PROBLEM REQUIREMENTS :: Reproduce, exactly and in full, the lines from the one with "Output the Python" through the one with "import seaborn as sns" in the data below; drop pictures.

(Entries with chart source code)
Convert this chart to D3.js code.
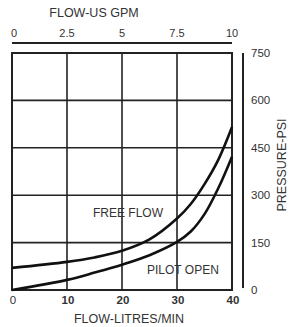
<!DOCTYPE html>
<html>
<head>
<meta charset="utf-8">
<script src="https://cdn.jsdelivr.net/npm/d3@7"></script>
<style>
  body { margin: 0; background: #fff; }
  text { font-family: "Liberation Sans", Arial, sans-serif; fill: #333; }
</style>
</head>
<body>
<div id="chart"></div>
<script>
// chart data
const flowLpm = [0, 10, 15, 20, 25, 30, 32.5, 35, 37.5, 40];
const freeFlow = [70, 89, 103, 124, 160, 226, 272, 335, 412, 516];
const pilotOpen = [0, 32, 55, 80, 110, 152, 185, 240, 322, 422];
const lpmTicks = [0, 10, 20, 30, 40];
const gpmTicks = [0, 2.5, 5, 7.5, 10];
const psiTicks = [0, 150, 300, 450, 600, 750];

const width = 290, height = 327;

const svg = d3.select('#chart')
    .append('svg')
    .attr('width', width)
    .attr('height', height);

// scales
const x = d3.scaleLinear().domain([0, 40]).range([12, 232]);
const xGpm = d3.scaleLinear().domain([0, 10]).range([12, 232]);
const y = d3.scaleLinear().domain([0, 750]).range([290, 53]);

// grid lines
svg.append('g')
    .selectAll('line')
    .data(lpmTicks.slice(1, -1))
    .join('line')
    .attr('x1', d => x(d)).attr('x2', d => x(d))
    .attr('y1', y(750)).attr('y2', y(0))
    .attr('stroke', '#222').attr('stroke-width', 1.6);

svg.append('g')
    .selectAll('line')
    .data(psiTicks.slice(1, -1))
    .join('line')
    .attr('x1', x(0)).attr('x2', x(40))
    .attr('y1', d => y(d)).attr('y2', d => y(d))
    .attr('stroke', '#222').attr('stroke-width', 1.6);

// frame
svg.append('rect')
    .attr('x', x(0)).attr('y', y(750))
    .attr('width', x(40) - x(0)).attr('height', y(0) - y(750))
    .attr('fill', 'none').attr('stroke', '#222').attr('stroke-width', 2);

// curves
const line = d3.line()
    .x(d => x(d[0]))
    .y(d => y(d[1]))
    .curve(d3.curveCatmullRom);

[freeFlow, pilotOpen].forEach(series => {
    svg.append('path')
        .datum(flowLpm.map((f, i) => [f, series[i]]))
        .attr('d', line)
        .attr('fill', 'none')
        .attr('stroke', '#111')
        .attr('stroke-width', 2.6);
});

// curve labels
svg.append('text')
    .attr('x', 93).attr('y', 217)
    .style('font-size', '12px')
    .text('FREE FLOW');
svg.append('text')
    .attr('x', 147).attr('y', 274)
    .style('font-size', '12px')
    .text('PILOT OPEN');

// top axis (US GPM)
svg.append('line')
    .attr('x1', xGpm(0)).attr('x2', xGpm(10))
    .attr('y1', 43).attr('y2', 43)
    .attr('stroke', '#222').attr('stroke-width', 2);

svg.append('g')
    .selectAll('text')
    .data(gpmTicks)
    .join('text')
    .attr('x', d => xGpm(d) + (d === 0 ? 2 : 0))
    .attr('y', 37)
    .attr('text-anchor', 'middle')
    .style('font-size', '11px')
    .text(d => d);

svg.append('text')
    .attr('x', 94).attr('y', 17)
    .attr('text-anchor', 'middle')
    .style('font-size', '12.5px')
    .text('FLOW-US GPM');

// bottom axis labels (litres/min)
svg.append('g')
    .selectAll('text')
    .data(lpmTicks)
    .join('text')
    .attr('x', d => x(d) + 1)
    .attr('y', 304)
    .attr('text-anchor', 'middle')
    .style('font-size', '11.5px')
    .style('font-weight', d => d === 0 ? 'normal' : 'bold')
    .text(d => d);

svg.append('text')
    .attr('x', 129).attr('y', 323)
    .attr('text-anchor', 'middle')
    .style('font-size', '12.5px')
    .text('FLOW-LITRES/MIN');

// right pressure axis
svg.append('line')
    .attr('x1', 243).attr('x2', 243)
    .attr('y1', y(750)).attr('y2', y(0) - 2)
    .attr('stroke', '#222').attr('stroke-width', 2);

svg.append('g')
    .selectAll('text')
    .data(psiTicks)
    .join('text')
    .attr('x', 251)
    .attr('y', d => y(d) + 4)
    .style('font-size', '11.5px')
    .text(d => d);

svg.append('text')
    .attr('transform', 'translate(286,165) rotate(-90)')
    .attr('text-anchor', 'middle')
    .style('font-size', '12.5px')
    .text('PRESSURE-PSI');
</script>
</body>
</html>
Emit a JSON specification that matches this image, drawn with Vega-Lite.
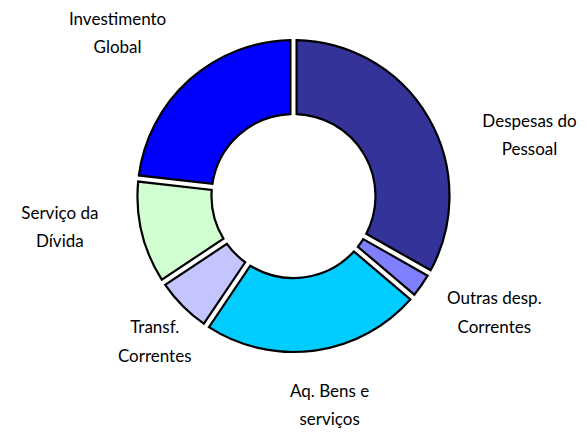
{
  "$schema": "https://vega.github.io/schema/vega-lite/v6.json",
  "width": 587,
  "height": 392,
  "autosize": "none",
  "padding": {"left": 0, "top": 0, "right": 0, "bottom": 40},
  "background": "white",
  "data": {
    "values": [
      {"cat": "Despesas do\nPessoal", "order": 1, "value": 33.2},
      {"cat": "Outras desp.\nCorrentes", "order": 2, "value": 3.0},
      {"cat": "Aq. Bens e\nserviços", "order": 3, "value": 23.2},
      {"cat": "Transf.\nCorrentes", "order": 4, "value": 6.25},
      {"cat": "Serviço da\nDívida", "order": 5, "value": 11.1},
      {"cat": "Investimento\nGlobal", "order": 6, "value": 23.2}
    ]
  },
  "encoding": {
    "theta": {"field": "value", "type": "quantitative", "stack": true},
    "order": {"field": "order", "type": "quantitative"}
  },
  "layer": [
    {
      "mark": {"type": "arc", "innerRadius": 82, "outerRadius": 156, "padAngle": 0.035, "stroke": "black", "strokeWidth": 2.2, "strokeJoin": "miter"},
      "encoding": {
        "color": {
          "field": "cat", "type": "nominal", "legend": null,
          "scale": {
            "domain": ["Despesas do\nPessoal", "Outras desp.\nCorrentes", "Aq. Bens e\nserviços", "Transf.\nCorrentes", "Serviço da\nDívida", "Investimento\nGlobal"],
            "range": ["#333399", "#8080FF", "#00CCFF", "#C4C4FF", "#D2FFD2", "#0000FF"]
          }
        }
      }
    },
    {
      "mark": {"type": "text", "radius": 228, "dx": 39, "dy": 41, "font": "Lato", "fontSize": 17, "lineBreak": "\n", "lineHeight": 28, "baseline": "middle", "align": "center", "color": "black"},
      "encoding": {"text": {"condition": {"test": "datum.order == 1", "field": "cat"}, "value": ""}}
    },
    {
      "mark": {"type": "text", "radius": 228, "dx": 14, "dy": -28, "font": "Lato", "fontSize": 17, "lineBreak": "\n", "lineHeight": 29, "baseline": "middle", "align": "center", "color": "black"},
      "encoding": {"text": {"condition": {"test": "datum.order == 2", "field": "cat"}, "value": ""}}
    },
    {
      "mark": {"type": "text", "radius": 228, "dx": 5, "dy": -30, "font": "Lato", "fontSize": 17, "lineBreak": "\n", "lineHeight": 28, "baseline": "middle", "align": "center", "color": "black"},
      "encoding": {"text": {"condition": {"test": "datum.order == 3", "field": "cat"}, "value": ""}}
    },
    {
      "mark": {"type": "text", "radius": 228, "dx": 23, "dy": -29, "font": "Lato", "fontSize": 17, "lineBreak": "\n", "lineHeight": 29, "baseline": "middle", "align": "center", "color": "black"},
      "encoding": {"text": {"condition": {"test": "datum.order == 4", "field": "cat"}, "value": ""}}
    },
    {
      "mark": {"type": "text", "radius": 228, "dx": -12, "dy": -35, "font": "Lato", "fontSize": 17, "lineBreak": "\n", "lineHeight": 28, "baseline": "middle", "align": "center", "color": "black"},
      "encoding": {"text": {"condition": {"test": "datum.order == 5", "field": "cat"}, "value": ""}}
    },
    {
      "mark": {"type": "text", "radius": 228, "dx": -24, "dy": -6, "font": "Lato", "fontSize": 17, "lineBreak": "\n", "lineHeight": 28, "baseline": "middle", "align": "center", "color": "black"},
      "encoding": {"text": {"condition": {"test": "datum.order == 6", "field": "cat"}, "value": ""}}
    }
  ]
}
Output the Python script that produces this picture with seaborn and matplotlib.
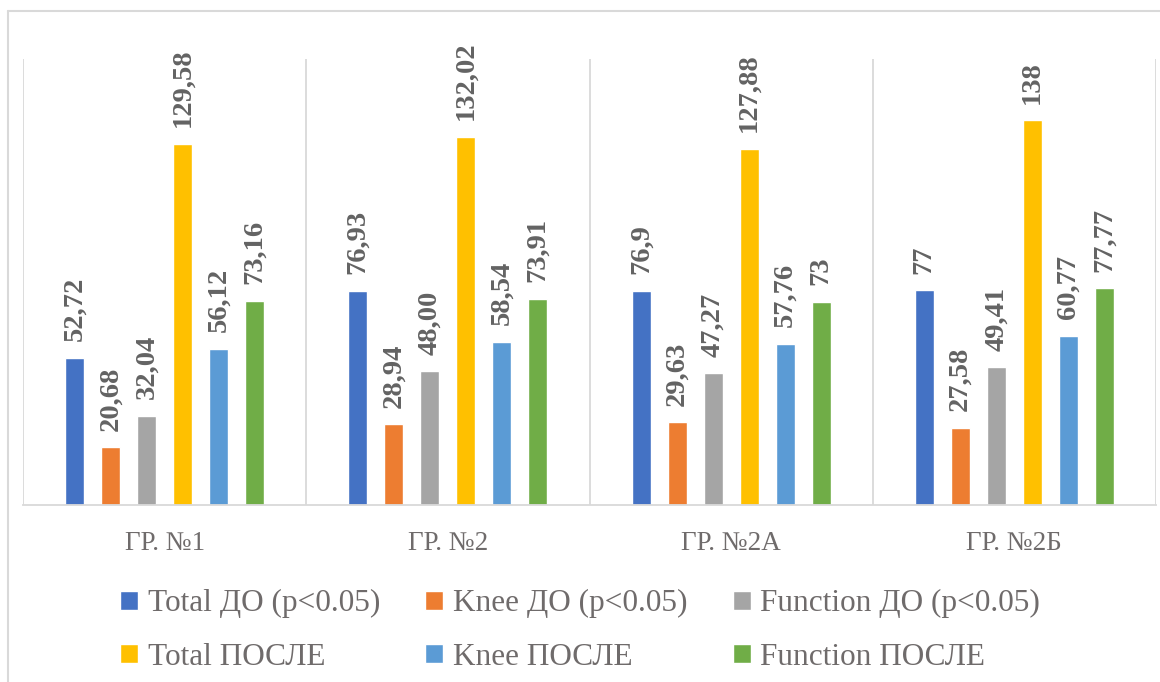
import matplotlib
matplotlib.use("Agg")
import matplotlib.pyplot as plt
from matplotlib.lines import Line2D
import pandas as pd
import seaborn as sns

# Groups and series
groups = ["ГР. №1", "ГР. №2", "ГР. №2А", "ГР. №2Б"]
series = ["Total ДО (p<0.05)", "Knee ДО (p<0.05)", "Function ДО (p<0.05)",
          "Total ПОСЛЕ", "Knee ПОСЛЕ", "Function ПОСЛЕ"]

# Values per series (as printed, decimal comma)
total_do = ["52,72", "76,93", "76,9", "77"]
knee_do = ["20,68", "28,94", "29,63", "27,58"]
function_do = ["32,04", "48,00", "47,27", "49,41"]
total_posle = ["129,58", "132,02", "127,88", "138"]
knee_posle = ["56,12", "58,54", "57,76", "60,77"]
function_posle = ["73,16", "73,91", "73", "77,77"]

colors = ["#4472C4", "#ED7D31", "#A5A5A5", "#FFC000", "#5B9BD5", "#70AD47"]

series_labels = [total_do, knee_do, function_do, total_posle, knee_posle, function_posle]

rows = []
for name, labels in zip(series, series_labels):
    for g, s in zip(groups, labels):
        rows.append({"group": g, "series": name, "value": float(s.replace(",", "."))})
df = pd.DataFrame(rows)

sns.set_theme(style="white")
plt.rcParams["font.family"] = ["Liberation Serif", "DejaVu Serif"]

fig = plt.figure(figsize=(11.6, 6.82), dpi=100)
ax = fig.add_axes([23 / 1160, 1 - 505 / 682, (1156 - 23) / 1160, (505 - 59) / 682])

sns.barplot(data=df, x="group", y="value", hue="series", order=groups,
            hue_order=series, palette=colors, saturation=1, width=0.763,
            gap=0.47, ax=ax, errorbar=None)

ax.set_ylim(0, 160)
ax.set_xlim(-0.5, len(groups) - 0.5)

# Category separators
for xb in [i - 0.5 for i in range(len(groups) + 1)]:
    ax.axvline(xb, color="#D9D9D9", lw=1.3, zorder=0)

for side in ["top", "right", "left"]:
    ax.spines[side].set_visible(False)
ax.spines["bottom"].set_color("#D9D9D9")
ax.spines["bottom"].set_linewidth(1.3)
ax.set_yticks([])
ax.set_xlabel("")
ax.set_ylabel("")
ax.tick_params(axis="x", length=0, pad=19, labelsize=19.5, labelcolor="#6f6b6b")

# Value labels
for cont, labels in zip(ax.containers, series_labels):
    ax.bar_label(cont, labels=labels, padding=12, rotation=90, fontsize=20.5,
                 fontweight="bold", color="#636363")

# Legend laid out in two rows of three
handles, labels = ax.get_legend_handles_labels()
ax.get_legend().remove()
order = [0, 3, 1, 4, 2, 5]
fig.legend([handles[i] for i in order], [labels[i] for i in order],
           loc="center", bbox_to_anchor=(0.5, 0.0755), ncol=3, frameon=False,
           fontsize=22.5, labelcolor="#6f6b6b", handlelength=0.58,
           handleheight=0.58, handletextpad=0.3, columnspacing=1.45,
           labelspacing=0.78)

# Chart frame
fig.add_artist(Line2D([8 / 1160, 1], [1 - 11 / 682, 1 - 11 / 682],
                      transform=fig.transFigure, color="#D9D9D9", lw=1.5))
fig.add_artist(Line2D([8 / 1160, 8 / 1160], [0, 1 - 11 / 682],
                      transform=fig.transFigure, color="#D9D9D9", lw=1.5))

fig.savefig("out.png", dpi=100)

SOLUTION TO THIS TASK ::
Output the Python script that produces this picture with seaborn and matplotlib.
import matplotlib
matplotlib.use("Agg")
import matplotlib.pyplot as plt
from matplotlib.lines import Line2D
import pandas as pd
import seaborn as sns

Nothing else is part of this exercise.